O ex-vilão Félix (Mateus Solano) foi o ponto alto do capítulo final de "Amor à Vida". Coube ao personagem os melhores momentos do encerramento da trama, entre eles, o tão esperado beijo entre ele e Niko (Thiago Fragoso). Depois de levar o pai para uma casa de praia e cuidar dele, Félix ainda conseguiu se reconciliar com o César, que não aceitava a opção sexual do filho. Em uma bela sequência, os dois selam a paz, para poderem viver juntos.
Márcia e Valdirene: destaques, apesar de tudo
"Amor à Vida" conseguiu conquistar o público, inegavelmente, por conta de seus personagens carismáticos. Graças à interpretação de Mateus Solano, o vilão Félix caiu nas graças da audiência, o que provocou sua redenção e o final feliz ao lado de um novo e inesperado amor. Márcia, papel da ótima Elizabeth Savalla, foi outro destaque do folhetim, mesmo nos momentos onde o autor parecia não saber o que fazer com a personagem. O mesmo pode-se dizer da piradinha Valdirene (Tatá Werneck) e o "palhaço" Carlito (Anderson Di Rizzi), que, apesar do talento, também sofreram com a falta de rumo para seus personagens. A atuação de Bruna Linzmeyer também deu destaque merecido para a história da autista Linda. César, no início, também era um bom personagem da trama, mostrando suas qualidades e defeitos morais. Do meio para o final da trama, os rumos da história desfavoreceram o papel, que perdeu a importância.
A condução da trama e o texto, para mim, foram os erros mais grosseiros da novela. Querendo apresentar uma história ágil e surpreendente, Walcyr Carrasco perdeu a mão e o controle de "Amor à Vida". Apostando em muitas reviravoltas, o autor teve a oportunidade de explorar bons temas, mas só "gastou cartuchos". A abordagens de assuntos como alcoolismo, virgindade, lúpus, HIV e obesidade foram "jogados" no vendaval da história e, na mesma velocidade em que apareceram, se dissiparam. A rotina frenética de mudanças fizeram uma grande vítima na trama: Ninho (Juliano Cazarré) mudou de personalidade durante os 200 capítulos, pelo menos, umas quatro vezes e ficou descaracterizado.
Caio Castro e Maria Casadevall: sexo e nada mais
O texto de "Amor à Vida" foi outro ponto fraco. Declamado e didático ao extremo, o roteiro cansou e soou falso e robótico durante toda a novela. O didatismo, aliás, é uma característica de Walcyr Carrasco, que conseguiu maquiá-lo com tramas melhores em outras ocasiões e horários.
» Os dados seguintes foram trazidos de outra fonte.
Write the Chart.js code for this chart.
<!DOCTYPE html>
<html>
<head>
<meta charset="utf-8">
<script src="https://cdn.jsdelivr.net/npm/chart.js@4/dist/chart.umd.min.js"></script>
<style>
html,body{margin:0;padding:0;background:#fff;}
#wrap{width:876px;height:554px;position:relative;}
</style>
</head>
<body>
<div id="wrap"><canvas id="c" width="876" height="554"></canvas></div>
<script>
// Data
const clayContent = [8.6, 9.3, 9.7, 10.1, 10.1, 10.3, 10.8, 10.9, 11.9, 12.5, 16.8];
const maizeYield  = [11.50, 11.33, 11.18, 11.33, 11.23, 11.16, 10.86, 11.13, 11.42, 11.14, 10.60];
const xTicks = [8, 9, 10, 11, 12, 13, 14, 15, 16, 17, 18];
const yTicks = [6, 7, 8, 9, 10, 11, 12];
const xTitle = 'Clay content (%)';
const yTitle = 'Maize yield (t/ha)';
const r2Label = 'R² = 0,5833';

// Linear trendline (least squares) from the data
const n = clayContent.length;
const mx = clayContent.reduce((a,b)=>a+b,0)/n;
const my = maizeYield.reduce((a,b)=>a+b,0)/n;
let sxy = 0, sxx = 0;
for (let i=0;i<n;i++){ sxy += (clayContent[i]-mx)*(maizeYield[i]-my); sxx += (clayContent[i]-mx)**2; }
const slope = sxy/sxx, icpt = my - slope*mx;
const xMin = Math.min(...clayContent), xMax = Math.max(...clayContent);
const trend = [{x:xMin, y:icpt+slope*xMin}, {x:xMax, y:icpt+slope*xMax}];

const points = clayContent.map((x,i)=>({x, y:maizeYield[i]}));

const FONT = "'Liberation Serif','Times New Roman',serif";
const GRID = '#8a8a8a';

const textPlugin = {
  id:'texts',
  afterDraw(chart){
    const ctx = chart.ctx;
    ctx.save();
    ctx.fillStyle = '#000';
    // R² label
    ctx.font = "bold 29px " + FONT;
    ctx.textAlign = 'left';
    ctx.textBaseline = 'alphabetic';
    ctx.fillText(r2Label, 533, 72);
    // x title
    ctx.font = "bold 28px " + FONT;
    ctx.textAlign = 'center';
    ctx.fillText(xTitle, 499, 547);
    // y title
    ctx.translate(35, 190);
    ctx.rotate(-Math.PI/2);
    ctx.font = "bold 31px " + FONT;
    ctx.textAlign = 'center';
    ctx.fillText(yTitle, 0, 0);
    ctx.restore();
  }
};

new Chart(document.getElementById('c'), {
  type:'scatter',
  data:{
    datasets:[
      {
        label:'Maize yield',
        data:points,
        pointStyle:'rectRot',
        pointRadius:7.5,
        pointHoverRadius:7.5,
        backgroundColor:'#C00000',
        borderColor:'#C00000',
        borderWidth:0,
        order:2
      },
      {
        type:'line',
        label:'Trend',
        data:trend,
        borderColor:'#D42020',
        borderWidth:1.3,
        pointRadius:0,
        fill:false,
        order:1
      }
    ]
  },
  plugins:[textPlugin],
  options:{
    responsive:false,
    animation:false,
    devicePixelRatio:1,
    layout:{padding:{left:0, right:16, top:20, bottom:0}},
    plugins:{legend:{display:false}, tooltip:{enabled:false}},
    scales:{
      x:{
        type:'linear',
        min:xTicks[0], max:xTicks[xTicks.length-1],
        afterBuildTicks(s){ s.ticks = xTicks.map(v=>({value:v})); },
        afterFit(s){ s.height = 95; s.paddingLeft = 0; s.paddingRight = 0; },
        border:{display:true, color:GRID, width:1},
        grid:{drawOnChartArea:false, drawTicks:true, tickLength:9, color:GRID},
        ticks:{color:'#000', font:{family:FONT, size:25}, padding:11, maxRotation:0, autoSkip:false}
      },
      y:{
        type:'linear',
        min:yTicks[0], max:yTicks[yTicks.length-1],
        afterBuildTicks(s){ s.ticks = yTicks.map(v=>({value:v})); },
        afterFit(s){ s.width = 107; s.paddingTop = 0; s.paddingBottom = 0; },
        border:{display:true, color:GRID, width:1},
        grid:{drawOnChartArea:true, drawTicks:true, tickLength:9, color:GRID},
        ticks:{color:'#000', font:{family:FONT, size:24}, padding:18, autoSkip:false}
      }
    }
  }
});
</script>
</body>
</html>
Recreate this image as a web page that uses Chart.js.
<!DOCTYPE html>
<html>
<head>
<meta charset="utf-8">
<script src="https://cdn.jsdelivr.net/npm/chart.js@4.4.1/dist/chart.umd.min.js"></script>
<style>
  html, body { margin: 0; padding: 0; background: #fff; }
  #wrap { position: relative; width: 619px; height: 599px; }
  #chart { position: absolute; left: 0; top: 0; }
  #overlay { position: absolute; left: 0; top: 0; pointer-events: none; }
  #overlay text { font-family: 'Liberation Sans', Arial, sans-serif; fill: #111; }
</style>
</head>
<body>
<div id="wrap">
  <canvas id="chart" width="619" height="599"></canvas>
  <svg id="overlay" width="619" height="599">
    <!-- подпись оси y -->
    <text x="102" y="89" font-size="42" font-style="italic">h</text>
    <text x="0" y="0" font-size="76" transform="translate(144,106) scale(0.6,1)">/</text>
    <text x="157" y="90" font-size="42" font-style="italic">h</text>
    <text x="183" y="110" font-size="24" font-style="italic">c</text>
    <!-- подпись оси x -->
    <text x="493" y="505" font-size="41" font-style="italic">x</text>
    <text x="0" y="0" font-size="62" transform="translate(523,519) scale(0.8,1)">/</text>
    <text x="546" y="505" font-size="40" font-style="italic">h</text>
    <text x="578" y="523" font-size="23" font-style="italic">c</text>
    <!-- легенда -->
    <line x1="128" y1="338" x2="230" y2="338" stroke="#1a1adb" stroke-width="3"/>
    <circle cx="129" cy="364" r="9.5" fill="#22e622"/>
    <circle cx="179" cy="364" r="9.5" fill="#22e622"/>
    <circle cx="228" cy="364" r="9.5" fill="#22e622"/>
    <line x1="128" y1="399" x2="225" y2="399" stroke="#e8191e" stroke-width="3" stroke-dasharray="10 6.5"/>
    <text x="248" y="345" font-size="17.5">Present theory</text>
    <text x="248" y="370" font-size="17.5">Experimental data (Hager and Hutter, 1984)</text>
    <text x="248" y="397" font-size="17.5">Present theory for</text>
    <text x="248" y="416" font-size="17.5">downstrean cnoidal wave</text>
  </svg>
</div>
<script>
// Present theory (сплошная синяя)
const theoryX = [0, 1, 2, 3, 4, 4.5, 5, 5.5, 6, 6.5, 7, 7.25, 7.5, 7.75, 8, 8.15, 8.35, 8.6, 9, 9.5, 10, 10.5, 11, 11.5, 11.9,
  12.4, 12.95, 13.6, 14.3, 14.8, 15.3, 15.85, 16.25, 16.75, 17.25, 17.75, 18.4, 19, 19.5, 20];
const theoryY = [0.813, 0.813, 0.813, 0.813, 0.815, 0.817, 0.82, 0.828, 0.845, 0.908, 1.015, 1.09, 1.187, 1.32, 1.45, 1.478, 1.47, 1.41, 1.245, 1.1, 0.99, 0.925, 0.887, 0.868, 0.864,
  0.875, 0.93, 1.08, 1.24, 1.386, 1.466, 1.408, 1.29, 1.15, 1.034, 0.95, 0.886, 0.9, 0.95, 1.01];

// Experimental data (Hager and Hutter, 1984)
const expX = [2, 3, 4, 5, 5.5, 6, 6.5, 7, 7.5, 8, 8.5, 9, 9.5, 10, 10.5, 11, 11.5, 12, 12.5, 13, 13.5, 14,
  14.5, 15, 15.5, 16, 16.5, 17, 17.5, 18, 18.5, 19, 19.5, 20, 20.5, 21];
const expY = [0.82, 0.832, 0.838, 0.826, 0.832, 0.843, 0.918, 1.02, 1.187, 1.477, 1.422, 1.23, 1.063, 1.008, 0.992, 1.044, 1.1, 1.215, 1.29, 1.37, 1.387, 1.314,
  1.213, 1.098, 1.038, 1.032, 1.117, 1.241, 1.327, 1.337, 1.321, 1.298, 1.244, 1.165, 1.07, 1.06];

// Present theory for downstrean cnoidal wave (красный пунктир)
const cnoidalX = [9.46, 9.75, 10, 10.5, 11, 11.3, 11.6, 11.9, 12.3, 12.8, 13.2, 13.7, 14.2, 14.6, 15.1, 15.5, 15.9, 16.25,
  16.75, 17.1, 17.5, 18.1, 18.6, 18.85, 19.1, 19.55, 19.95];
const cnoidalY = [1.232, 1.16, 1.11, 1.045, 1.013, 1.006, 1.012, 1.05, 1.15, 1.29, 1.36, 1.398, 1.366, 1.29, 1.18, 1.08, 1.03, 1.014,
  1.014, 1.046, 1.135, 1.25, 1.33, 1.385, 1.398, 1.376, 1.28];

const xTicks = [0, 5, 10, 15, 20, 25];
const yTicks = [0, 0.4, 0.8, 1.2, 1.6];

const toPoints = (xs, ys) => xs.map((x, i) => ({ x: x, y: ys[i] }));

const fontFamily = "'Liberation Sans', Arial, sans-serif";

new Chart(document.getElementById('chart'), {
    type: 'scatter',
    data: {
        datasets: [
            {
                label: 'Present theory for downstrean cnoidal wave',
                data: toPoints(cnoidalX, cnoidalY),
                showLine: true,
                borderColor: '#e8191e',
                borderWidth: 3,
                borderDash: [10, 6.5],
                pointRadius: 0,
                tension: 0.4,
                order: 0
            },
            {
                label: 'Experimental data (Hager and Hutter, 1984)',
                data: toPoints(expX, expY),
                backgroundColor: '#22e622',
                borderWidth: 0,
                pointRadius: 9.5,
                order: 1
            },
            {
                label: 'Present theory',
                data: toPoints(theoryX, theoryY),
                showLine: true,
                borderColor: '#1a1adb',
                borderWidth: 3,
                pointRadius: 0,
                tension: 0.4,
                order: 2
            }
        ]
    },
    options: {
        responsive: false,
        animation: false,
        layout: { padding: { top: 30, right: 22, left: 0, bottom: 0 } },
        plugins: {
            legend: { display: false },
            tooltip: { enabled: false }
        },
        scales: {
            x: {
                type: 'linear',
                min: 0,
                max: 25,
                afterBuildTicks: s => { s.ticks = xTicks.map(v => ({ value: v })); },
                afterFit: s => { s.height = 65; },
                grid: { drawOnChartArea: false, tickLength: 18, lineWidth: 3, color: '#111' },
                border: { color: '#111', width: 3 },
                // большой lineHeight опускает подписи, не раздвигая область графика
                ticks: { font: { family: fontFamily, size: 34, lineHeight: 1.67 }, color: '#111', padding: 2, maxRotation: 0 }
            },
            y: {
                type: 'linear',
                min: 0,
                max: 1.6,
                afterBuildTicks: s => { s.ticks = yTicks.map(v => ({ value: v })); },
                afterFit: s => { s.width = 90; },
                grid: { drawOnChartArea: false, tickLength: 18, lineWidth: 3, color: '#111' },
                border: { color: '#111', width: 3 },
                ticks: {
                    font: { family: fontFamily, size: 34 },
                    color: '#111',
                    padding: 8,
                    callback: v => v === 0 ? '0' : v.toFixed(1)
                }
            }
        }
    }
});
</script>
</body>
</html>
Com personagens carismático, "Amor à Vida" também foi a outro extremo e apresentou personagens sem função alguma para a história. José Wilker, Francisco Cuoco, Fúlvio Stefanini, Ary Fontoura, Nathália Thimberg, Carolina Kasting, Cristina Mutarelli, Neusa Maria Faro, Renata Castro Barbosa e Vera Mancini fizeram apenas figuração de luxo. Caio Castro e Maria Casadevall passaram meses transando em tudo quanto é canto... e mais nada fizeram.
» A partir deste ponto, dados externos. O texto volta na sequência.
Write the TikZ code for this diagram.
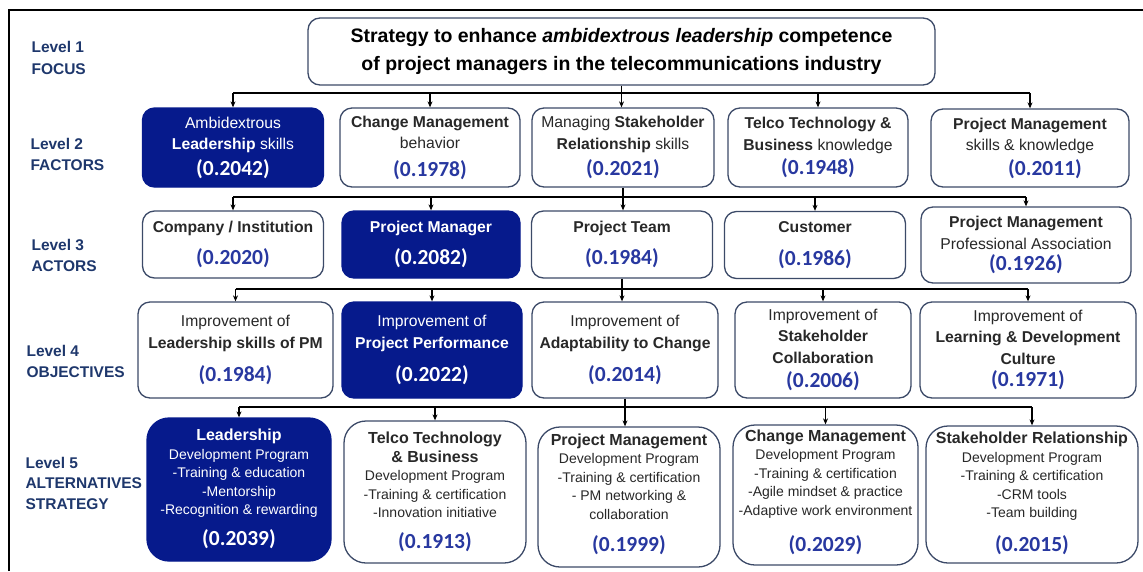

Pesando prós e contras, "Amor à Vida" termina com saldo negativo no final. O bom final, aliado aos personagens carismáticos criados por Walcyr Carrasco, não foi capaz de esconder tantas falhas e irregularidades da história.

O esperado beijo: Doeu?
Apesar dos defeitos, "Amor à Vida" deixou sua marca na história da teledramaturgia brasileira. A novela será lembrada por ter sido a primeira a apresentar um beijo entre dois homens no horário mais concorrido e caro da TV Globo. Para selar o final feliz de Félix e Niko, o autor escreveu um beijo entre os personagens, que foi ao ar no último capítulo, contrariando os "moralistas" e preconceituosos de plantão.
Confesso que sempre achei essa discussão sobre o momento de exibir esses beijos na televisão um pouco equivocada e, até mesmo, besta. Nos Estados Unidos, por exemplo, há vários anos, os produtos televisivos de dramaturgia já exibem beijos e outras demonstrações de afeto entre pessoas do mesmo sexo sem que, para isso, houvesse repercussão ou polêmica do tema anterior à exibição da cena. O beijo está lá, faz parte da história e pronto. 
Também não podemos esquecer que o público, apesar de se dizer liberal, é muito conservador no Brasil, assim como os órgãos que regulamentam o conteúdo apresentado na televisão aberta. Neste sentido, cenas como a de demonstração de amor entre Niko e Félix são importantes para quebrar paradigmas e evoluir a discussão sobre direitos iguais e respeito às escolhas do próximo. "Amor à Vida" mostrou o beijo entre dois homens e eu pergunto: doeu? Se incomodou, aperte o controle remoto e troque de canal.